In World War II, civilian casualties in Dresden may have been 40,000 or more. The civilian casualties in Hiroshima reached 140,000; in Nagasaki, 80,000.
On this Memorial Day, I want to remember the sacrifice of all the human beings who have died in the creation, building, and expansion of America and its empire. It has been a terrible toll. It has left many Americans insensitive to the suffering that war causes. I fear that the ease with which we Americans have gone to war, particularly over the last fifty years, is an indication that we have lost our way as a moral example among the community of nations.
As a country, we have not suffered through war on our mainland (and here I do not intend to slight in the least those Americans bombed at Pearl Harbor, or the Native Americans driven from their ancestral lands) since our own Civil War. No one alive today has a personal remembrance of the horrors that were experienced by both the north and the south during the Civil War. For the last 150 years, we have exported our warring to other countries, sometimes when we had no choice, but most of the time to carry out policies to benefit perceived US interests. The ease with which George W. Bush led us to war in Iraq was frightening to me seven years ago and it remains frightening to me today.
While the shock of the destruction of both the Oklahoma City bombing in 1995 and 9/11 had a sobering effect on most Americans, it was not war in any conventional sense. Terrorism in the United States, whether perpetrated by domestic or international actors, is not the same as war (though it can be a tactic used in war). It is frightening, but it does not interrupt and destroy the lives of an entire population as war does. It does not lay waste major cities.
This Memorial Day, I will remember all those everywhere who have suffered from war, especially those who died and those who have lived to remind us what war is like. One such person is my friend Margret Hofmann, a longtime Austin resident, who lived through World War II as a teenager in Germany, and who sent these thoughts to me in 2002:
“(M)y most devastating memories are those of the firebombings of Dresden on February 13-14, 1945. Three raids utterly destroyed this beautiful city, killing at least 35,000 people, possibly even more than twice as many. But not the guilty who perpetrated those horrendous atrocities on minorities, nor the leaders responsible for unleashing the war. They were hiding in sturdy bunkers. Instead, as in most bombing attacks the world over, the victims were children, were the old and the sick and were thousands of refugees. But, a war was raging, and all of us were the enemy.”
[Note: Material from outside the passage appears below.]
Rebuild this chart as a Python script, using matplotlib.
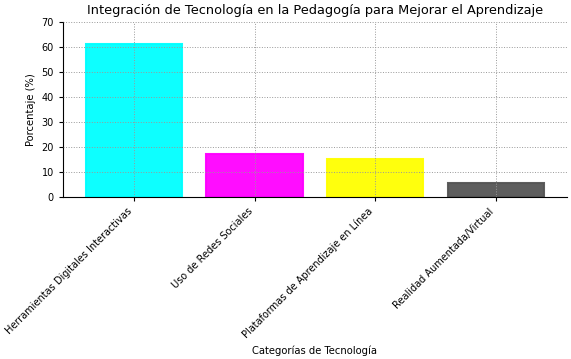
import matplotlib.pyplot as plt

categorias = ['Herramientas Digitales Interactivas', 'Uso de Redes Sociales',
              'Plataformas de Aprendizaje en Línea', 'Realidad Aumentada/Virtual']
porcentajes = [61.3, 17.3, 15.4, 5.8]
colores = ['#00ffff', '#ff00ff', '#ffff00', '#555555']

fig = plt.figure(figsize=(5.71, 3.59), dpi=100)
ax = fig.add_axes([0.110, 0.451, 0.883, 0.488])
ax.bar(categorias, porcentajes, color=colores, edgecolor=colores, linewidth=1.5, alpha=0.95)
ax.set_ylim(0, 70)
ax.grid(True, linestyle=':', color='#999999', linewidth=0.7)
ax.set_axisbelow(False)
ax.spines['top'].set_visible(False)
ax.spines['right'].set_visible(False)
ax.tick_params(labelsize=7, length=3)
plt.setp(ax.get_xticklabels(), rotation=45, ha='right')
ax.set_title('Integración de Tecnología en la Pedagogía para Mejorar el Aprendizaje', fontsize=9.3)
ax.set_ylabel('Porcentaje (%)', fontsize=7.2)
ax.set_xlabel('Categorías de Tecnología', fontsize=7.2)
fig.savefig('out.png', dpi=100)
plt.close()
“The raids on Dresden were briefly mentioned in a few newspapers. No meticulous search for those who had perished could be carried out. Interment in mass graves took the place of dignified burials. There was no outpouring of generosity, no collection of toys for the surviving children, no financial compensation. Yes, we were promised extra rations of coffee and of meat. Three ounces each.”
“Again I am reminded of the (observation): ‘America, you are more fortunate than our old continent. Your fine buildings are not in ruins, not in ashes…’”
“Three of them are. Three too many, to be sure. And each life lost, anywhere in the world, is precious and is mourned by someone.”
This Memorial Day, may we all mourn and remember all who have died from war. And may that remembrance include a vow to put an end to the great engine of war that President Eisenhower called the military-industrial complex.